[MATERIAL FOR THE TASK start]

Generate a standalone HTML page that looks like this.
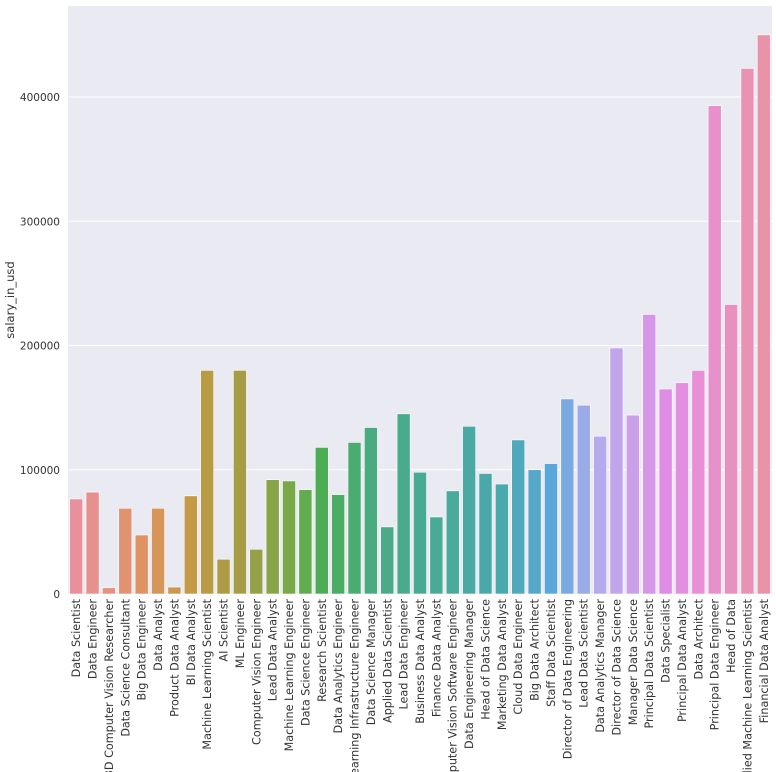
<!DOCTYPE html>
<html><head><meta charset="utf-8"><style>
body{margin:0;background:#fff;overflow:hidden}
svg{display:block;font-family:"DejaVu Sans","Liberation Sans",sans-serif}
</style></head><body>
<svg id="chart" width="776" height="772"></svg>
<script>
const categories=["Data Scientist","Data Engineer","3D Computer Vision Researcher","Data Science Consultant","Big Data Engineer","Data Analyst","Product Data Analyst","BI Data Analyst","Machine Learning Scientist","AI Scientist","ML Engineer","Computer Vision Engineer","Lead Data Analyst","Machine Learning Engineer","Data Science Engineer","Research Scientist","Data Analytics Engineer","Machine Learning Infrastructure Engineer","Data Science Manager","Applied Data Scientist","Lead Data Engineer","Business Data Analyst","Finance Data Analyst","Computer Vision Software Engineer","Data Engineering Manager","Head of Data Science","Marketing Data Analyst","Cloud Data Engineer","Big Data Architect","Staff Data Scientist","Director of Data Engineering","Lead Data Scientist","Data Analytics Manager","Director of Data Science","Manager Data Science","Principal Data Scientist","Data Specialist","Principal Data Analyst","Data Architect","Principal Data Engineer","Head of Data","Applied Machine Learning Scientist","Financial Data Analyst"];
const salaries=[76500,82000,5000,69000,47500,69000,5600,79000,180000,28000,180000,36000,92000,91000,84000,118000,80000,122000,134000,54000,145000,98000,62000,83000,135000,97000,88500,124000,100000,105000,157000,152000,127000,198000,144000,225000,165000,170000,180000,393000,233000,423000,450000];
const yTicks=[0,100000,200000,300000,400000];
const yMax=473240;
const svg=document.getElementById('chart');
const NS='http://www.w3.org/2000/svg';
const L=68,R=772,T=6,B=594;
const slot=(R-L)/categories.length;
const xPos=i=>L+slot*i;
const yPos=v=>B-(v/yMax)*(B-T);
function mk(tag,attrs){const e=document.createElementNS(NS,tag);for(const k in attrs)e.setAttribute(k,attrs[k]);svg.appendChild(e);return e;}
const bg=mk('rect',{x:L,y:T,width:R-L,height:B-T,fill:'#eaeaf2'});


yTicks.forEach(t=>{
  const g=mk('line',{x1:L,x2:R,y1:yPos(t),y2:yPos(t),stroke:'#fff','stroke-width':1});
  
  
  const tx=mk('text',{x:L-8,y:yPos(t)+4,'text-anchor':'end','font-size':'10.5',fill:'#333'});
  tx.textContent=String(t);
  
  
});
const colorKeys=[[0,[232,144,156]],[4,[223,146,99]],[7,[196,154,69]],[10,[165,156,69]],[13,[120,168,71]],[15,[76,173,85]],[18,[74,171,128]],[22,[73,170,152]],[26,[74,169,173]],[29,[90,167,217]],[31,[154,171,232]],[32,[180,170,236]],[34,[203,160,232]],[36,[224,140,230]],[38,[232,143,216]],[42,[232,147,168]]];
function color(i){for(let k=0;k<colorKeys.length-1;k++){const a=colorKeys[k],b=colorKeys[k+1];if(i<=b[0]){const f=(i-a[0])/(b[0]-a[0]);const c=a[1].map((v,j)=>Math.round(v+(b[1][j]-v)*f));return `rgb(${c.join(',')})`;}}return 'rgb(232,147,168)';}
categories.forEach((c,i)=>{
  const bw=slot*0.8,x=xPos(i)+slot*0.1,y=yPos(salaries[i]);
  const r=mk('rect',{x:x,y:y,width:bw,height:B-y,fill:color(i),stroke:'#fff','stroke-width':0.6});
  
  
  const cx=xPos(i)+slot/2+4;
  const t=mk('text',{x:cx,y:B+5,'text-anchor':'end','font-size':'11.2',fill:'#333',transform:`rotate(-90 ${cx} ${B+5})`});
  t.textContent=c;
  
  
});
const yt=mk('text',{x:14,y:300,'text-anchor':'middle','font-size':'11.5',fill:'#333',transform:'rotate(-90 14 300)'});
yt.textContent='salary_in_usd';


</script>
</body></html>
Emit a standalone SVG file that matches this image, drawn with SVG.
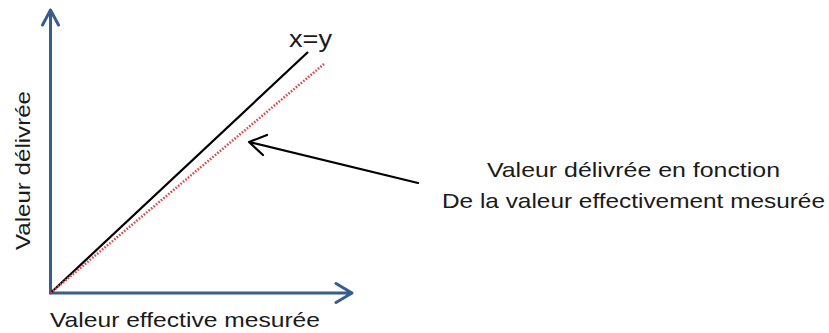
<svg xmlns="http://www.w3.org/2000/svg" width="829" height="333" viewBox="0 0 829 333">
<style>
.axis{stroke:#385d8a;stroke-width:3;fill:none;stroke-linecap:round;stroke-linejoin:round}
.txt{font-family:"Liberation Sans","DejaVu Sans",sans-serif;font-size:21px;fill:#1a1a1a}
</style>
<rect width="829" height="333" fill="#ffffff"/>
<g id="axes">
<path class="axis" d="M50.5,293 L50.5,10 M42.5,25 L50.5,10 L58.5,25"/>
<path class="axis" d="M50.5,293 L352,293 M336,283.5 L352,293 L336,302.5"/>
</g>
<g id="lines">
<line x1="50.5" y1="293" x2="308" y2="52" stroke="#000" stroke-width="2.2"/>
<line x1="50.5" y1="293" x2="324" y2="64" stroke="#d9474a" stroke-width="2.5" stroke-dasharray="1.6 1.6"/>
</g>
<g id="connectors">
<path d="M418,183 L249,142 M267,135 L249,142 L263,155" stroke="#000" stroke-width="2.2" fill="none" stroke-linecap="round" stroke-linejoin="round"/>
</g>
<g id="labels">
<text class="txt" x="289" y="47" textLength="43" lengthAdjust="spacingAndGlyphs" style="font-size:23px">x=y</text>
<text class="txt" transform="translate(30,250) rotate(-90)" x="0" y="0" textLength="159" lengthAdjust="spacingAndGlyphs">Valeur délivrée</text>
<text class="txt" x="50" y="327" textLength="270" lengthAdjust="spacingAndGlyphs">Valeur effective mesurée</text>
<text class="txt" x="487" y="177" textLength="293" lengthAdjust="spacingAndGlyphs">Valeur délivrée en fonction</text>
<text class="txt" x="442" y="208" textLength="383" lengthAdjust="spacingAndGlyphs">De la valeur effectivement mesurée</text>
</g>
</svg>
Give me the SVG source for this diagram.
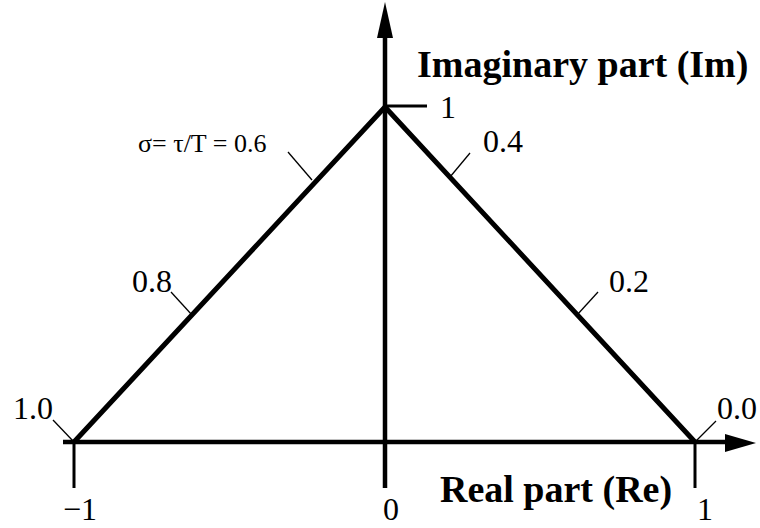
<svg xmlns="http://www.w3.org/2000/svg" width="760" height="528" viewBox="0 0 760 528">
<style>
text{font-family:"Liberation Serif","Times New Roman",serif;fill:#000}
.num{font-size:32px}
.bold{font-size:38px;font-weight:bold}
.axis{stroke:#000;stroke-width:4.5;fill:none}
.tri{stroke:#000;stroke-width:5;fill:none;stroke-linejoin:miter}
.tick{stroke:#000;stroke-width:3;fill:none}
.lead{stroke:#000;stroke-width:1.3;fill:none}
</style>
<rect width="760" height="528" fill="#fff"/>
<g id="connectors">
<line class="axis" x1="63" y1="442" x2="728" y2="442"/>
<polygon points="725,434 756,443 725,452" fill="#000"/>
<line class="axis" x1="385" y1="488" x2="385" y2="36"/>
<polygon points="377,38 385,2 393,38" fill="#000"/>
<polyline class="tri" points="74,442 385,107 695,442"/>
<line class="tick" x1="74" y1="442" x2="74" y2="488"/>
<line class="tick" x1="695" y1="442" x2="695" y2="488"/>
<line class="tick" x1="385" y1="106" x2="427" y2="106"/>
<line class="lead" x1="53" y1="420" x2="74" y2="442"/>
<line class="lead" x1="716" y1="421" x2="695" y2="442"/>
<line class="lead" x1="171" y1="292" x2="192" y2="315"/>
<line class="lead" x1="598" y1="292" x2="577" y2="315"/>
<line class="lead" x1="470" y1="153" x2="450" y2="177"/>
<line class="lead" x1="288" y1="152" x2="312" y2="180"/>
</g>
<g id="label-im"><text class="bold" x="417" y="77">Imaginary part (Im)</text></g>
<g id="label-re"><text class="bold" x="440" y="502">Real part (Re)</text></g>
<g id="label-apex"><text class="num" x="440" y="118">1</text></g>
<g id="label-04"><text class="num" x="483" y="152">0.4</text></g>
<g id="label-sigma"><text x="138" y="152" font-size="26">σ= τ/T = 0.6</text></g>
<g id="label-08"><text class="num" x="172" y="292" text-anchor="end">0.8</text></g>
<g id="label-02"><text class="num" x="609" y="292">0.2</text></g>
<g id="label-10"><text class="num" x="13" y="419">1.0</text></g>
<g id="label-00"><text class="num" x="717" y="419">0.0</text></g>
<g id="label-m1"><text class="num" x="63" y="520">−1</text></g>
<g id="label-0"><text class="num" x="383" y="520">0</text></g>
<g id="label-1"><text class="num" x="697" y="520">1</text></g>
</svg>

[MATERIAL FOR THE TASK end]

__GIVEN PROBLEM__:
Return each line of the data that contains the string "standalone".

__CORRECT OUTPUT__:
Generate a standalone HTML page that looks like this.
Emit a standalone SVG file that matches this image, drawn with SVG.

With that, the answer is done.